The prolific Attie showed a great range of works at the talk. One of the most moving pieces he presented that evening was 2006's "The Attraction of Onlookers: Aberfan—An Anatomy of a Welsh Village." Attie traveled to the small mining village of Aberfan in Wales, where in 1966 tragedy struck when a man-made mound of coal avalanched and buried the village's school. Many lost their lives in the disaster.
Representatives from the BBC had asked him to create a piece for the 40th anniversary of the catastrophe, and Attie was admittedly hesitant to accept this request, wondering why he was chosen and not a Welsh artist. Yet he soon realized that he was selected precisely because he wasn't Welsh, saying that his "healthy distance" from the incident was actually a necessary factor in creating the work.

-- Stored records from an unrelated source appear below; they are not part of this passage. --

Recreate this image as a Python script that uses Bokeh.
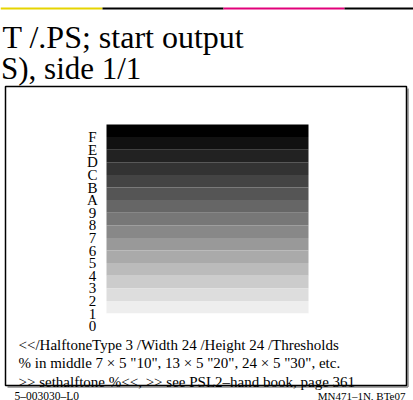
from bokeh.plotting import figure
from bokeh.models import Range1d, ColumnDataSource
from bokeh.core.properties import value
from bokeh.embed import file_html
from bokeh.resources import INLINE

# ---- data ----
levels = ["F", "E", "D", "C", "B", "A", "9", "8", "7", "6", "5", "4", "3", "2", "1", "0"]
grays = ["#000000", "#111111", "#222222", "#333333", "#444444", "#555555",
         "#666666", "#777777", "#888888", "#999999", "#aaaaaa", "#bbbbbb",
         "#cccccc", "#dddddd", "#eeeeee", "#ffffff"]
title_lines = ["T /.PS; start output", "S), side 1/1"]
body_lines = ['<</HalftoneType 3 /Width 24 /Height 24 /Thresholds',
              '% in middle 7 \u00d7 5 "10", 13 \u00d7 5 "20", 24 \u00d7 5 "30", etc.',
              '>> sethalftone  %<<, >> see PSL2\u2013hand book, page 361']
footer_left = "5\u2013003030\u2013L0"
footer_right = "MN471\u20131N, BTe07"
strip_colors = ["#e6d400", "#000000", "#e2007a", "#000000"]

FONT = value("Liberation Serif")
W, H = 413, 400

p = figure(width=W, height=H, output_backend="svg", toolbar_location=None,
           x_range=Range1d(0, W), y_range=Range1d(H, 0), min_border=0)
p.axis.visible = False
p.grid.visible = False
p.outline_line_color = None
p.background_fill_color = "white"

# top colour strip
sx = [0, 102, 223, 344, 413]
for i, c in enumerate(strip_colors):
    p.segment(x0=[sx[i]], y0=[8], x1=[sx[i + 1]], y1=[8], line_color=c, line_width=1.8)

# title
p.text(x=[2], y=[36.5], text=[title_lines[0]], text_font=FONT, text_font_size="32px",
       text_align="left", text_baseline="alphabetic", text_color="black")
p.text(x=[0.5], y=[68], text=[title_lines[1]], text_font=FONT, text_font_size="31px",
       text_align="left", text_baseline="alphabetic", text_color="black")

# frame box with shadow
bl, bt, br, bb = 5, 86, 406, 385
p.segment(x0=[br + 1.5, bl + 2], y0=[bt + 2, bb + 1.5], x1=[br + 1.5, br + 1.5], y1=[bb + 1.5, bb + 1.5],
          line_color="#8a8a8a", line_width=1.5)
p.quad(left=[bl], right=[br], top=[bt], bottom=[bb], fill_color=None,
       line_color="black", line_width=1.5)

# gray steps
top0, step = 124, 12.6
tops = [top0 + i * step for i in range(len(levels))]
src = ColumnDataSource(dict(
    top=tops,
    bottom=[t + step for t in tops],
    color=grays,
    label=levels,
    lx=[92] * len(levels),
))
p.quad(left=106, right=308, top="top", bottom="bottom", fill_color="color",
       line_color=None, source=src)
p.text(x="lx", y="bottom", text="label", source=src, text_font=FONT,
       text_font_size="15px", text_align="center", text_baseline="alphabetic",
       text_color="black")

# body text
for txt, yb in zip(body_lines, [344, 362.5, 381]):
    p.text(x=[18], y=[yb], text=[txt], text_font=FONT, text_font_size="15px",
           text_align="left", text_baseline="alphabetic", text_color="black")

# footers
p.text(x=[14], y=[395], text=[footer_left], text_font=FONT, text_font_size="11.5px",
       text_align="left", text_baseline="alphabetic", text_color="black")
p.text(x=[405], y=[395], text=[footer_right], text_font=FONT, text_font_size="11px",
       text_align="right", text_baseline="alphabetic", text_color="black")

open("out.html", "w").write(file_html(p, INLINE))
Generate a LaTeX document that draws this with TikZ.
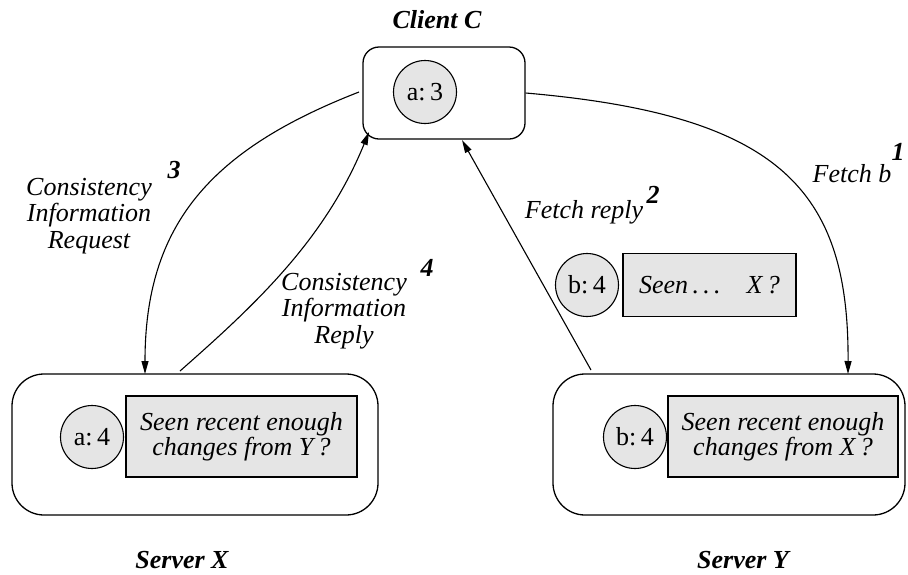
\documentclass[tikz,border=0pt]{standalone}
\usepackage{fontspec}
\setmainfont{Liberation Serif}
\usetikzlibrary{arrows.meta}
\definecolor{boxgray}{RGB}{229,229,229}
\begin{document}
\begin{tikzpicture}[x=1pt,y=-1pt,
  every node/.style={font=\fontsize{26}{26}\selectfont},
  outerbox/.style={draw,line width=1.3pt,rounded corners=#1,inner sep=0pt},
  valcirc/.style={draw,circle,fill=boxgray,line width=1.1pt,minimum size=63pt,inner sep=0pt},
  qbox/.style={draw,fill=boxgray,line width=1.1pt,inner sep=0pt,align=center,font=\fontsize{26}{25}\selectfont\itshape},
  title/.style={font=\fontsize{26}{26}\selectfont\bfseries\itshape},
  lab/.style={align=center,font=\fontsize{26}{26.5}\selectfont\itshape},
  num/.style={font=\fontsize{26}{26}\selectfont\bfseries\itshape},
  conn/.style={line width=1.1pt,-{Triangle[length=13pt,width=7pt]}}]
\useasboundingbox (0,0) rectangle (908,574);
% Client
\node[title] (ctitle) at (437,20) {Client C};
\node[outerbox=16pt,minimum width=162pt,minimum height=92pt] (client) at (444,93) {};
\node[valcirc] (a3) at (425,92) {a:\,3};
% Server X
\node[outerbox=32pt,minimum width=366pt,minimum height=141pt] (sx) at (195,444.5) {};
\node[valcirc] (a4) at (92,437) {a:\,4};
\node[qbox,minimum width=231pt,minimum height=81pt] (qx) at (241.5,436.5) {Seen recent enough\\changes from Y\,?};
\node[title] (sxt) at (182,560) {Server X};
% Server Y
\node[outerbox=32pt,minimum width=352pt,minimum height=141pt] (sy) at (729,444.5) {};
\node[valcirc] (b4) at (635,437) {b:\,4};
\node[qbox,minimum width=230pt,minimum height=81pt] (qy) at (783,436.5) {Seen recent enough\\changes from X\,?};
\node[title] (syt) at (743,560) {Server Y};
% floating message
\node[valcirc] (b4m) at (587,285) {b:\,4};
\node[qbox,minimum width=173pt,minimum height=63pt] (qm) at (709.5,285) {Seen\,.\,.\,.\quad X\,?};
% anchors on borders
\coordinate (yin) at (848,374);
\coordinate (yout) at (591,370);
\coordinate (xin) at (145,374);
\coordinate (xout) at (180,371);
\coordinate (cleft) at (359,92);
\coordinate (cbl) at (369,132);
\coordinate (cbot) at (462,140);
% connectors
\draw[conn] (client.east) .. controls (780,115) and (849,190) .. (yin);
\draw[conn] (yout) -- (cbot);
\draw[conn] (cleft) .. controls (210,150) and (145,225) .. (xin);
\draw[conn] (xout) .. controls (255,305) and (325,240) .. (cbl);
% labels
\node[lab] (l1) at (852,174) {Fetch b};
\node[num] (n1) at (898,152) {1};
\node[lab] (l2) at (584,212) {Fetch reply};
\node[num] (n2) at (653,195) {2};
\node[lab] (l3) at (89,216) {Consistency\\Information\\Request};
\node[num] (n3) at (174,170) {3};
\node[lab] (l4) at (344,311) {Consistency\\Information\\Reply};
\node[num] (n4) at (427,268) {4};
\end{tikzpicture}
\end{document}
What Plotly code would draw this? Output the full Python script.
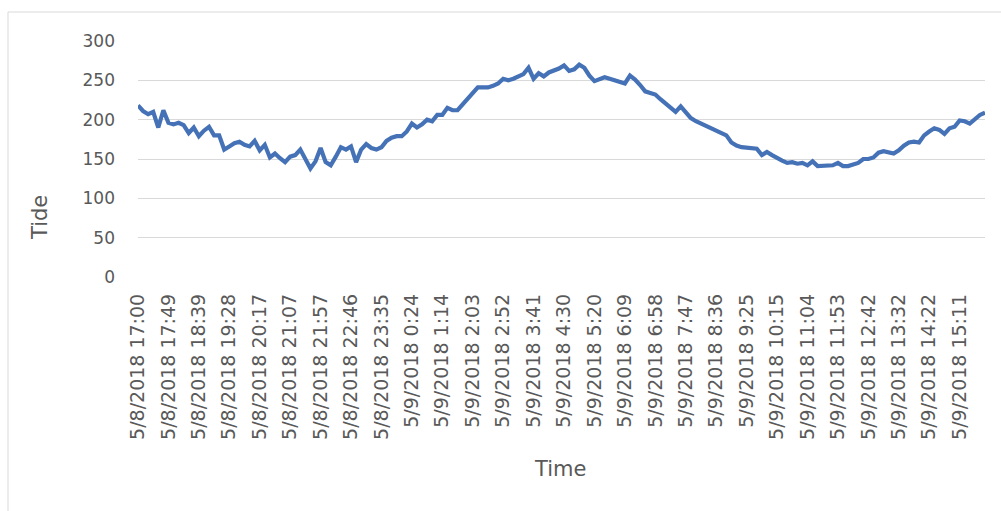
import plotly.graph_objects as go

# Category labels shown along the time axis (one every 6 readings)
tick_labels = [
    "5/8/2018 17:00", "5/8/2018 17:49", "5/8/2018 18:39", "5/8/2018 19:28",
    "5/8/2018 20:17", "5/8/2018 21:07", "5/8/2018 21:57", "5/8/2018 22:46",
    "5/8/2018 23:35", "5/9/2018 0:24", "5/9/2018 1:14", "5/9/2018 2:03",
    "5/9/2018 2:52", "5/9/2018 3:41", "5/9/2018 4:30", "5/9/2018 5:20",
    "5/9/2018 6:09", "5/9/2018 6:58", "5/9/2018 7:47", "5/9/2018 8:36",
    "5/9/2018 9:25", "5/9/2018 10:15", "5/9/2018 11:04", "5/9/2018 11:53",
    "5/9/2018 12:42", "5/9/2018 13:32", "5/9/2018 14:22", "5/9/2018 15:11",
]
readings_per_label = 6

# Tide readings
tide = [
    218, 211, 207, 210, 190, 212, 196, 194, 196, 193,
    183, 190, 179, 186, 191, 180, 180, 162, 166, 170,
    172, 168, 166, 173, 161, 168, 152, 157, 151, 146,
    153, 155, 162, 151, 138, 147, 164, 146, 142, 153,
    165, 162, 166, 146, 162, 169, 164, 162, 165, 173,
    177, 179, 179, 185, 195, 190, 194, 200, 198, 206,
    206, 215, 212, 212, 219, 227, 234, 241, 241, 241,
    243, 246, 252, 250, 252, 255, 258, 266, 252, 259,
    255, 260, 262, 265, 269, 262, 264, 270, 266, 256,
    249, 251, 254, 252, 250, 248, 246, 256, 251, 244,
    236, 234, 232, 226, 221, 216, 210, 217, 209, 202,
    198, 195, 191, 188, 185, 182, 180, 171, 167, 165,
    164, 163, 163, 155, 159, 155, 151, 148, 145, 146,
    144, 145, 142, 147, 141, 141, 141, 142, 145, 141,
    141, 143, 145, 150, 150, 152, 158, 160, 159, 157,
    161, 167, 171, 172, 171, 180, 185, 189, 187, 182,
    189, 191, 199, 198, 195, 201, 206, 209,
]

x_index = list(range(len(tide)))
tick_positions = [k * readings_per_label for k in range(len(tick_labels))]

FONT = "DejaVu Sans"
TEXT_GREY = "#595959"
GRID_GREY = "#d9d9d9"

fig = go.Figure()
fig.add_trace(go.Scatter(
    x=x_index,
    y=tide,
    mode="lines",
    line=dict(color="#4572b6", width=4.2),
    hoverinfo="y",
    showlegend=False,
))

# plot area: x 138..985, y 41..277 (px)
L, R, T, B = 138, 16, 41, 234
W, H = 1001, 511
pw, ph = W - L - R, H - T - B


def px_to_paper(px, py):
    return (px - L) / pw, (H - B - py) / ph


fig.update_layout(
    width=W,
    height=H,
    margin=dict(l=L, r=R, t=T, b=B),
    paper_bgcolor="white",
    plot_bgcolor="white",
    font=dict(family=FONT, color=TEXT_GREY),
    xaxis=dict(
        range=[0, len(tide) - 1],
        tickmode="array",
        tickvals=tick_positions,
        ticktext=tick_labels,
        tickangle=-90,
        tickfont=dict(family=FONT, size=19, color=TEXT_GREY),
        showgrid=False,
        zeroline=False,
        showline=False,
        ticks="",
        ticklabelstandoff=12,
    ),
    yaxis=dict(
        range=[0, 300],
        tick0=0,
        dtick=50,
        tickfont=dict(family=FONT, size=17, color=TEXT_GREY),
        showgrid=True,
        gridcolor=GRID_GREY,
        gridwidth=1,
        zeroline=False,
        showline=False,
        ticks="",
        ticklabelstandoff=22,
    ),
)

tx, ty = px_to_paper(40, 218)
fig.add_annotation(
    text="Tide", xref="paper", yref="paper", x=tx, y=ty,
    xanchor="center", yanchor="middle", textangle=-90, showarrow=False,
    font=dict(family=FONT, size=21, color=TEXT_GREY),
)
tx, ty = px_to_paper(560, 469)
fig.add_annotation(
    text="Time", xref="paper", yref="paper", x=tx, y=ty,
    xanchor="center", yanchor="middle", showarrow=False,
    font=dict(family=FONT, size=21, color=TEXT_GREY),
)

# chart frame
x0, y0 = px_to_paper(8, 12)
x1, y1 = px_to_paper(1010, 520)
fig.add_shape(
    type="rect", xref="paper", yref="paper", x0=x0, y0=y1, x1=x1, y1=y0,
    line=dict(color=GRID_GREY, width=1), layer="below",
)

fig.write_html("out.html")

"The Attraction of Onlookers," as he has been doing in many of his recent pieces, "focus[es] more on the moving image." Attie, though, promised the villagers that he would not use any archival footage of that day in the five-channel video installation he ended up creating. He showed the audience portions of the work, which involved actual residents of the village in frozen poses, rotating and filmed from various angles, all against a stark black background. He had various reasons for creating this format—at once, he wanted to show how part of the trauma of this incident involves the village being "forever fixed in the world's gaze," as well as the effect this trauma has on each citizen.
The piece shows the responses of people, "freezing in reaction but never completely freezing." Attie ran with the idea that the village has its iconic members, filming the villagers acting out their respective roles but stressing that "these are not actors, these are villagers." Examples of some of the "characters" Attie included in the work were the mayor, the immigrant shopkeeper, the hardcore singer, the boxer and the dancer.
Attie emphasized that these "Welsh tropes are not contaminated by the disaster." The piece ended with an entire family frozen in their positions, an emphasis put on the young daughter when the camera she's holding suddenly flashes, creating a play on the idea of who is looking at whom.
Attie told the audience at the conclusion of the talk that, as for the sentiment that has often influenced his art, "The chasm between what I felt and what I could not see was what [has] inspired it."